Windwards Cricket woes continue

Of course in the recent past they have done like their West Indies counterparts and stood idly by as Allen Stanford waltzed into the game and apparently turned one season of profit after another with the 20/20 version.
Even in the face of the Stanford successes and his continued forays into the sport the Windwards grouping have been unable to attract people to the sport as spectators even as they struggle to get players. Players waiting to bat or who are reserves on the playing teams, not the sporting public, appear to be the biggest supporters of the game at the local level. Players seem incapable of getting their fiancés to attend to watch them play, so lacking in interest is the sport at the local level yet the bosses pat themselves on the back in their own news releases telling themselves that all is well and that they are somehow on the verge of something big.  The sporting public be better warned that they should not hold their breaths for this to happen.

Programmes
Where are the development programmes for the sport of cricket in the Windward Islands? No one seems to have any answers.
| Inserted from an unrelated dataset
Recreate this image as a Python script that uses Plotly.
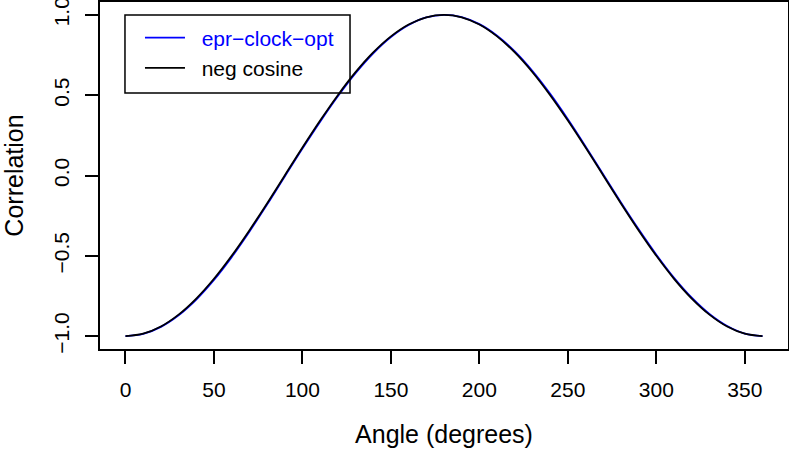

We have heard talk from the cricket leaders in the sub region that they recognise the many problems facing the sport but we have not really seen any concerted effort being made to change things.
In the absence of resources beyond actual infrastructural facilities the sport has suffered tremendously from any genuinely crafted programme to build the sport in all aspects.
In a sense it appears that the leaders of cricket in the Windward Islands are more favourably disposed to the hosting of annual competitions for the different age groups without an understanding that the skill components must first be systematically inculcated before they can manifest themselves on the field of play.